CV-VAE: A Compatible Video VAE for Latent Generative Video Models
https://ailab-cvc.github.io/cvvae/index.html
162 stars 3 forks source link

2D Enc + 3D Dec #2

Open ryancll opened 3 weeks ago

ryancll commented 3 weeks ago

https://github.com/AILab-CVC/CV-VAE/blob/7c69a0648a37778fa8121ab6b01a2a744449be8e/cvvae_inference_video.py#L32

Thank you for sharing the wonderful work!

According to your example code, the number of frames to encode in video mode should be 1 + 4*(N - 1). That means we have to drop several frames in some cases. Can we encode frames in image mode and decode latents in video mode to keep all frames and get temporal-interpolated outputs?

sijeh commented 3 weeks ago

https://github.com/AILab-CVC/CV-VAE/blob/7c69a0648a37778fa8121ab6b01a2a744449be8e/cvvae_inference_video.py#L32

Thank you for sharing the wonderful work!

According to your example code, the number of frames to encode in video mode should be 1 + 4*(N - 1). That means we have to drop several frames in some cases. Can we encode frames in image mode and decode latents in video mode to keep all frames and get temporal-interpolated outputs?
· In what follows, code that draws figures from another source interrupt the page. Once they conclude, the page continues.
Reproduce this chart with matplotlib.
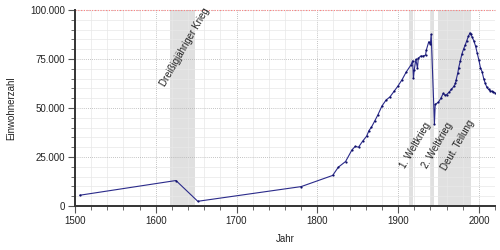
import matplotlib
matplotlib.use("Agg")
import matplotlib.pyplot as plt
from matplotlib.ticker import MultipleLocator, FuncFormatter

# Einwohnerentwicklung
jahre = [1506, 1625, 1652, 1780, 1819, 1826, 1835, 1843, 1847, 1851, 1856,
         1861, 1864, 1867, 1871, 1875, 1880, 1885, 1890, 1895, 1900, 1905,
         1910, 1916, 1918, 1919, 1920, 1922, 1924, 1925, 1928, 1931, 1934,
         1935, 1938, 1940, 1941, 1945, 1946, 1950, 1953, 1956, 1958, 1960,
         1963, 1966, 1969, 1971, 1972, 1974, 1975, 1977, 1979, 1981, 1983,
         1985, 1987, 1989, 1990, 1992, 1994, 1996, 1998, 2000, 2002, 2004,
         2006, 2008, 2010, 2012, 2014, 2016, 2018, 2020]
einwohner = [5500, 13000, 2400, 9900, 15600, 19800, 22700, 28700, 30400,
             30000, 33000, 35600, 38500, 40200, 43300, 46500, 51000, 54000,
             55700, 58500, 61300, 64500, 68300, 72000, 74100, 65200, 69400,
             74800, 70300, 75300, 76500, 76500, 77000, 79600, 83800, 82600,
             87500, 42000, 51800, 53000, 55000, 57500, 56500, 56800, 58000,
             59500, 61000, 62500, 64500, 68000, 70500, 74000, 77500, 80000,
             82000, 84300, 86500, 88300, 87500, 86000, 84000, 81500, 78000,
             74500, 70500, 68500, 65000, 62500, 60500, 59500, 58800, 58500,
             58200, 57800]

# Zeitraeume (Beginn, Ende, Beschriftung, Beschriftungsposition)
phasen = [
    (1618, 1648, "Dreißigjähriger Krieg", 1636, 81000),
    (1914, 1918, "1. Weltkrieg", 1921, 31000),
    (1939, 1945, "2. Weltkrieg", 1948.5, 31000),
    (1949, 1990, "Deut. Teilung", 1974, 30800),
]

plt.rcParams["font.family"] = ["Liberation Sans", "DejaVu Sans"]

fig = plt.figure(figsize=(5, 2.5), dpi=100)
ax = fig.add_axes([0.15, 0.176, 0.84, 0.784])

for start, ende, name, tx, ty in phasen:
    ax.axvspan(start, ende, color="#e0e0e0", lw=0, zorder=0)
    ax.text(tx, ty, name, rotation=60, ha="center", va="center",
            fontsize=7, color="#222222", zorder=3)

ax.plot(jahre, einwohner, color="#2a2a8a", lw=0.8, marker="o",
        markersize=1.6, markerfacecolor="#10106a", markeredgewidth=0,
        zorder=4)

ax.axhline(100000, color="#ff8080", lw=0.8, ls=(0, (1, 1.5)), zorder=2,
           clip_on=False)

ax.set_xlim(1500, 2020)
ax.set_ylim(0, 100000)

ax.xaxis.set_major_locator(MultipleLocator(100))
ax.xaxis.set_minor_locator(MultipleLocator(20))
ax.yaxis.set_major_locator(MultipleLocator(25000))
ax.yaxis.set_minor_locator(MultipleLocator(5000))
ax.yaxis.set_major_formatter(
    FuncFormatter(lambda v, p: f"{int(v):,}".replace(",", ".")))

ax.grid(which="major", color="#b0b0b0", lw=0.6, ls=(0, (1, 1.5)), zorder=1)
ax.grid(which="minor", color="#e8e8e8", lw=0.5, zorder=1)
ax.set_axisbelow(True)

for s in ("top", "right"):
    ax.spines[s].set_visible(False)
for s in ("left", "bottom"):
    ax.spines[s].set_color("#333333")
    ax.spines[s].set_linewidth(1.4)

ax.tick_params(which="major", length=5, width=0.8, color="#555555",
               labelsize=7, labelcolor="#222222", pad=2)
ax.tick_params(which="minor", length=3, width=0.6, color="#555555")

ax.set_xlabel("Jahr", fontsize=7, color="#222222", labelpad=6)
ax.set_ylabel("Einwohnerzahl", fontsize=7, color="#222222", labelpad=10)

fig.savefig("out.png", dpi=100)
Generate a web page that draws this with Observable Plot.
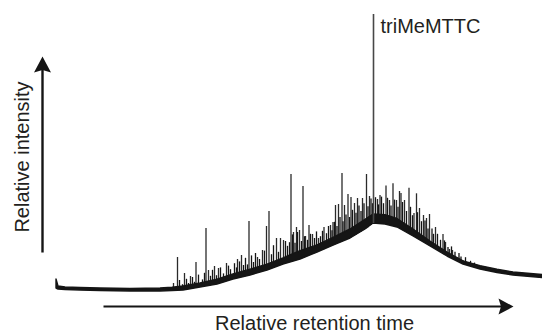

Apologies for the late response. We've attempted to encode the video in image mode (N frames of pixels -> N frames of latents ) and decode it using video mode (N frames of latents -> 1 + 4*(N-1) frames of pixels). Unfortunately, this does not yield a temporally interpolated output. This is because encoding in image mode treats each frame independently, meaning the resulting latents does not contain effective motion information. Therefore, the video decoded in video mode is not temporally smooth. Interestingly, the 3D Decoder can achieve some degree of interpolation for smaller motions. Please note that this interpolation effect is extremely limited, so the 3D Decoder should not be considered a frame interpolation model.